Pasadena of course is not alone when it comes to misuse of city dollars and lax oversight. It should pain us all that we are now being mentioned in the same newspaper columns with the notorious City of Bell, California, where widespread fraud and self-dealing went on for decades.

On one basic level, the comparison is unfair. In Bell the crime was committed by the elected leaders themselves. Here in Pasadena the failure was to find the alleged crime in a timely fashion.

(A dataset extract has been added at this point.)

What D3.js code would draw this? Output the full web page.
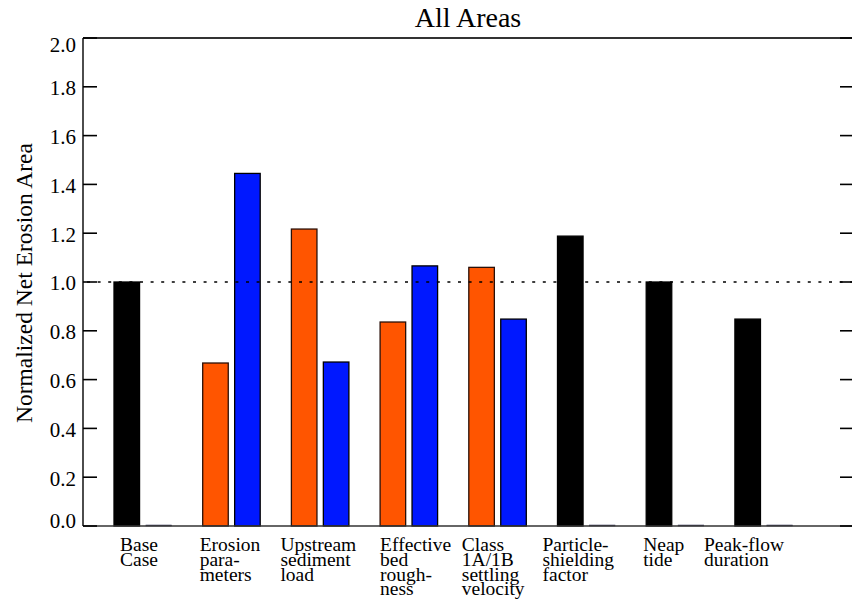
<!DOCTYPE html>
<html>
<head>
<meta charset="utf-8">
<script src="https://cdn.jsdelivr.net/npm/d3@7"></script>
<style>
  body { margin: 0; background: #fff; }
</style>
</head>
<body>
<svg id="chart" width="852" height="603"></svg>
<script>
// categories and their multi-line axis labels
const categories = ['base', 'erosion', 'upstream', 'roughness', 'settling', 'shielding', 'neap', 'peakflow']
const labelLines = [
  ['Base', 'Case'],
  ['Erosion', 'para-', 'meters'],
  ['Upstream', 'sediment', 'load'],
  ['Effective', 'bed', 'rough-', 'ness'],
  ['Class', '1A/1B', 'settling', 'velocity'],
  ['Particle-', 'shielding', 'factor'],
  ['Neap', 'tide'],
  ['Peak-flow', 'duration']
]
// 'single' runs are drawn in black, paired runs as low / high
const runType = ['single', 'pair', 'pair', 'pair', 'pair', 'single', 'single', 'single']
const lowValues = [1.00, 0.668, 1.217, 0.836, 1.060, 1.188, 1.00, 0.848]
const highValues = [0.00, 1.445, 0.672, 1.066, 0.848, 0.00, 0.00, 0.00]
const yTicks = [0.0, 0.2, 0.4, 0.6, 0.8, 1.0, 1.2, 1.4, 1.6, 1.8, 2.0]
// label left-edge nudges (px) relative to the first bar of each group
const labelNudge = [6, -3, -11, 0, -7, -15, -3, -31]

const colors = {single: '#000000', low: '#ff5500', high: '#0018ff'}
const FONT = '"Liberation Serif", "Times New Roman", serif'

const svg = d3.select('#chart')
const frame = {left: 83, right: 853, top: 38, bottom: 526}

// scales
let y = d3.scaleLinear().domain([0, 2]).range([frame.bottom, frame.top])
let x = d3.scaleBand().domain(categories).range([98.4, 808])
let half = x.bandwidth() / 2
let xs = d3.scaleBand().domain([0, 1])
  .range([half - 28.75, half + 28.75])
  .paddingInner(0.2)

// bars
let bars = []
categories.forEach((c, i) => {
  bars.push({cat: c, slot: 0, v: lowValues[i], color: runType[i] === 'single' ? colors.single : colors.low})
  bars.push({cat: c, slot: 1, v: highValues[i], color: colors.high})
})

let g = svg.append('g')

g.selectAll('.bar')
  .data(bars)
  .enter()
  .append('rect')
  .attr('class', 'bar')
  .attr('x', (d) => x(d.cat) + xs(d.slot))
  .attr('width', xs.bandwidth())
  .attr('y', (d) => Math.min(y(d.v), frame.bottom - 1))
  .attr('height', (d) => Math.max(frame.bottom - y(d.v), 1))
  .attr('fill', (d) => d.v === 0 ? '#4a4a66' : d.color)
  .attr('stroke', (d) => d.v === 0 ? '#4a4a66' : (d.color === colors.low ? '#2a1008' : '#000'))
  .attr('stroke-width', (d) => d.v === 0 ? 0.6 : 1.3)

// reference line at 1.0
g.append('line')
  .attr('x1', frame.left).attr('x2', frame.right)
  .attr('y1', y(1)).attr('y2', y(1))
  .attr('stroke', '#000')
  .attr('stroke-width', 1.5)
  .attr('stroke-dasharray', '3,7.6')
  .attr('stroke-dashoffset', -4)

// frame
g.append('line')
  .attr('x1', frame.left).attr('x2', frame.right)
  .attr('y1', frame.top).attr('y2', frame.top)
  .attr('stroke', '#333').attr('stroke-width', 2)
g.append('line')
  .attr('x1', frame.left).attr('x2', frame.right)
  .attr('y1', frame.bottom).attr('y2', frame.bottom)
  .attr('stroke', '#333').attr('stroke-width', 1.6)
g.append('line')
  .attr('x1', frame.left).attr('x2', frame.left)
  .attr('y1', frame.top).attr('y2', frame.bottom)
  .attr('stroke', '#000').attr('stroke-width', 1.4)

// y ticks, both sides
g.selectAll('.ytick-l')
  .data(yTicks)
  .enter()
  .append('line')
  .attr('x1', frame.left).attr('x2', frame.left + 14)
  .attr('y1', (d) => y(d)).attr('y2', (d) => y(d))
  .attr('stroke', '#000').attr('stroke-width', 1.6)
g.selectAll('.ytick-r')
  .data(yTicks)
  .enter()
  .append('line')
  .attr('x1', frame.right - 13).attr('x2', frame.right)
  .attr('y1', (d) => y(d)).attr('y2', (d) => y(d))
  .attr('stroke', '#000').attr('stroke-width', 1.6)

// tick labels, end labels kept inside the axis range
g.selectAll('.ylab')
  .data(yTicks)
  .enter()
  .append('text')
  .attr('x', frame.left - 7)
  .attr('y', (d) => Math.min(Math.max(y(d) + 1, frame.top + 7), frame.bottom - 5))
  .attr('dy', '0.35em')
  .attr('text-anchor', 'end')
  .attr('font-family', FONT)
  .attr('font-size', 21)
  .text((d) => d3.format('.1f')(d))

// category labels
let labels = g.selectAll('.xlab')
  .data(categories)
  .enter()
  .append('text')
  .attr('class', 'xlab')
  .attr('font-family', FONT)
  .attr('font-size', 19.5)
labels.each(function (c, i) {
  let t = d3.select(this)
  labelLines[i].forEach((line, k) => {
    t.append('tspan')
      .attr('x', x(c) + xs(0) + labelNudge[i])
      .attr('y', 551 + k * 14.8)
      .text(line)
  })
})

// title and axis title
svg.append('text')
  .attr('x', (frame.left + frame.right) / 2)
  .attr('y', 27)
  .attr('text-anchor', 'middle')
  .attr('font-family', FONT)
  .attr('font-size', 28)
  .text('All Areas')

svg.append('text')
  .attr('transform', 'translate(32,283) rotate(-90)')
  .attr('text-anchor', 'middle')
  .attr('font-family', FONT)
  .attr('font-size', 23.5)
  .text('Normalized Net Erosion Area')
</script>
</body>
</html>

But we should use this moment as a wake up call to tighten our practices and improve oversight, including:

While our city benefits from the county Civil Grand Jury, we also need more transparency so Pasadena residents may play a role in providing consistent oversight on budgets over a certain amount. The city needs to pass an ordinance establishing a citizen’s oversight function putting to work those residents with significant expertise in budget and audit. It should be noted that this special utility fund, financed through a utility surtax, was not established with a citizen oversight committee.

We also must return to an internal full-time auditing function in City Hall, and not just for fraud, but for performance as well. While the alleged theft should command our attention, we should also pay attention to the loss of taxpayer dollars to waste, inefficiency or simply outdated practices. This function was only recently reauthorized by council after the discovery of fraud. We need a long term commitment to highly-effective oversight of all of our contracts throughout all departments.

We must review every contract for performance and compliance as part of the contract itself.

We should make performance the very key to the budget process. There are several ways this is happening around the nation and region, with processes like “performance based budgeting” as one excellent example. But the core value should be to treat every dollar like it is precious (an idea most of us taxpayers would support) and make sure it is being spent wisely.

Candidate for Mayor of Pasadena, Don Morgan.

We have found the alleged theft. That’s good news. But the best news will be that we have acted on this wake up call and put the very best budgeting practices in place, both to prevent future theft but most importantly, to make sure every taxpayer dollar is being spent well.